The all-season staff are:  Przemyslaw Walczak, Lisa Roper, Ron Di Pietro, Dan Benarcik, Joe Henderson, Laurel Voran, William Stuart, Scott Steinfeldt, Douglas Randolph, Doug Croft, Peter Brindle, Jonathan Wright and Terry Struve.   And the seasonal staff are: Marilyn Leonard, Erin McKeon, Nate Pinelli, Tom Maczko, Yvonne England, Tom Lieb, Lucy Dinsmore, Patty Volpi.

And the staff in charge of greeting and informing visitors are:  BJ Johnson, Cynthia Pierce, Anne Sims, Taddy Dawson, Anne Rhoads.

And not least, the administrative and facilities management people:  Ed Hincken, Facilities Manager; Bill Thomas, Executive Director & Head Gardener; Fran DiMarco, Administrative Assistant; Bryan Christ, Assistant Facilities Manager.

Thank you all for such an enriching garden experience.

I’ll most definitely be back.

(By the way, if you’d like to look at an excellent piece on this garden through another gardener’s eyes, go here to James Golden’s blog.)

11 thoughts on “Chanticleer: a gardener’s wonderland”
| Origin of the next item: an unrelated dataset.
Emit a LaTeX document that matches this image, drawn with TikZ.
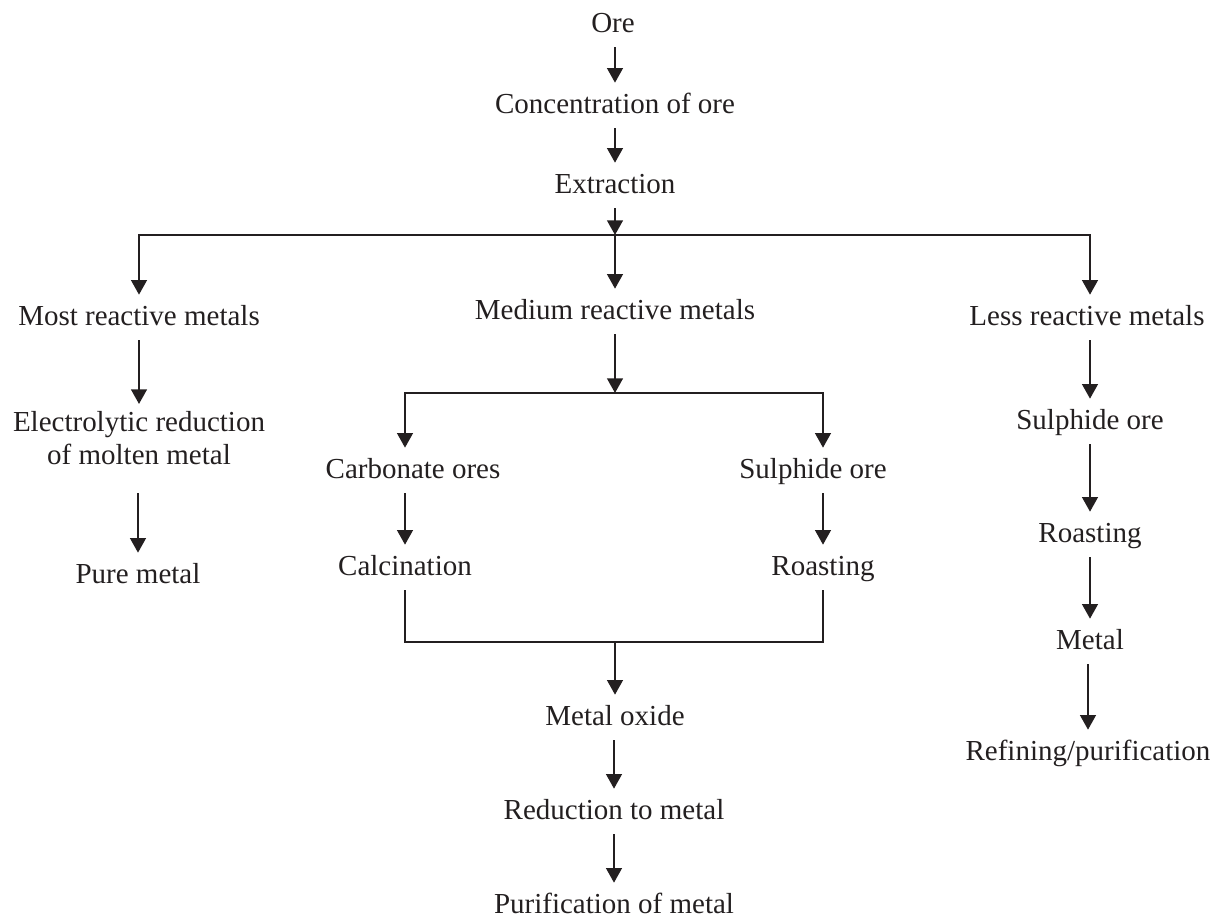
\documentclass[tikz,border=0pt]{standalone}
\usepackage{fontspec}
\setmainfont{Liberation Serif}
\usetikzlibrary{arrows.meta}
\definecolor{ink}{HTML}{231F20}

\begin{document}
\begin{tikzpicture}[x=0.02cm, y=-0.02cm,
    lbl/.style={font=\fontsize{16.5pt}{18.7pt}\selectfont, text=ink,
                inner xsep=0pt, inner ysep=4pt,
                text height=13.6pt, text depth=3.9pt, anchor=base},
    arr/.style={-{Triangle[length=2.9mm, width=3.1mm]}, line width=1.3pt, draw=ink},
    bus/.style={line width=1.3pt, draw=ink}]
  \useasboundingbox (0,0) rectangle (1215,918);

  % main line
  \node[lbl] (ore)   at (613,33)  {Ore};
  \node[lbl] (conc)  at (615,114) {Concentration of ore};
  \node[lbl] (extr)  at (615,194) {Extraction};

  % three groups
  \node[lbl] (most)  at (139,326)  {Most reactive metals};
  \node[lbl] (med)   at (615,320)  {Medium reactive metals};
  \node[lbl] (less)  at (1087,326) {Less reactive metals};

  % most reactive
  \node[lbl, align=center, text height=, text depth=, anchor=north] (elec) at (139,404)
       {Electrolytic reduction\\of molten metal};
  \node[lbl] (pure)  at (138,584) {Pure metal};

  % medium reactive
  \node[lbl] (carb)   at (413,479) {Carbonate ores};
  \node[lbl] (sulA)   at (813,479) {Sulphide ore};
  \node[lbl] (calc)   at (405,576) {Calcination};
  \node[lbl] (roastA) at (823,576) {Roasting};
  \node[lbl] (oxide)  at (615,726) {Metal oxide};
  \node[lbl] (reduc)  at (614,820) {Reduction to metal};
  \node[lbl] (purif)  at (614,914) {Purification of metal};

  % less reactive
  \node[lbl] (sulB)   at (1090,430) {Sulphide ore};
  \node[lbl] (roastB) at (1090,543) {Roasting};
  \node[lbl] (metal)  at (1090,650) {Metal};
  \node[lbl] (refin)  at (1088,761) {Refining/purification};

  % straight arrows
  \foreach \a/\b in {ore/conc, conc/extr, most/elec, carb/calc,
                     sulA/roastA, oxide/reduc, reduc/purif, less/sulB,
                     sulB/roastB, roastB/metal, metal/refin}
    \draw[arr] (\b |- \a.south) -- (\b.north);
  \draw[arr, shorten <=0.42cm] (pure |- elec.south) -- (pure.north);

  % first split
  \coordinate (split) at (615,235);
  \draw[arr] (extr.south) -- (split);
  \draw[arr] (split) -| (most.north);
  \draw[arr] (split) -- (med.north);
  \draw[arr] (split) -| (sulB |- less.north);

  % second split and join
  \coordinate (split2) at (615,393);
  \coordinate (join) at (615,642);
  \draw[arr] (med.south) -- (split2);
  \draw[arr] (split2) -| (calc |- carb.north);
  \draw[arr] (split2) -| (roastA |- sulA.north);
  \draw[bus] (calc.south) |- (join) -| (roastA.south);
  \draw[arr] (join) -- (oxide.north);
\end{tikzpicture}
\end{document}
  1. Oh Ailsa, what an exquisite garden. Your pictures are marvellous! Thank you so much for sharing them. – Hilary Kemsley

  2. You must have been exhausted, 35 acres of spectacular beauty. WOW. And you have all those wonderful pictures, so you can revisit the garden, anytime.
    Thanks for taking us on this trip.

    1. Yes, you’re right lol! We were exhausted. Happy to actually be in the car the next day off our feet.
      And you’re right; I can re-visit by looking at the pics but that’s not going to keep me from going again – perhaps next time in a different season.

  3. Love your post, Ailsa. I think we visited only about a week apart, so I’m astonished at how much some parts of the garden changed in that brief time. The Tennis Court garden, for example, was full of hot oranges when I visited. The one you saw looks like it has a quite different color scheme.

    1. Thanks James – I appreciate that. And you’re right about things changing in such a small period of time; the Tennis Court garden (at the bottom of the stone stairs, for those who don’t know) was well into russets and golds, with purples and burgundies. So it was taking on autumn hues rather than hot summer ones. For that, we visited the kaleidoscopic flower beds at Longwood the next day! I’ll chronicle that next…a totally different experience.

  4. Wow Ailsa! great pictures 🙂 My husband bought us a new house I can’t wait for spring to start with garden staging, flower planting and everything. I wish my garden would be as beautiful as Chanticleer one day. Can you advise on where to begin and what to avoid if I’m new to gardening? Thank you very much! Kay x

  5. Karen, those architectural plants with purple flowers are Angelica gigas, otherwise known as red-flowered Angelica. It performs as either a short-lived perennial or a biennial. Isn’t it spectacular?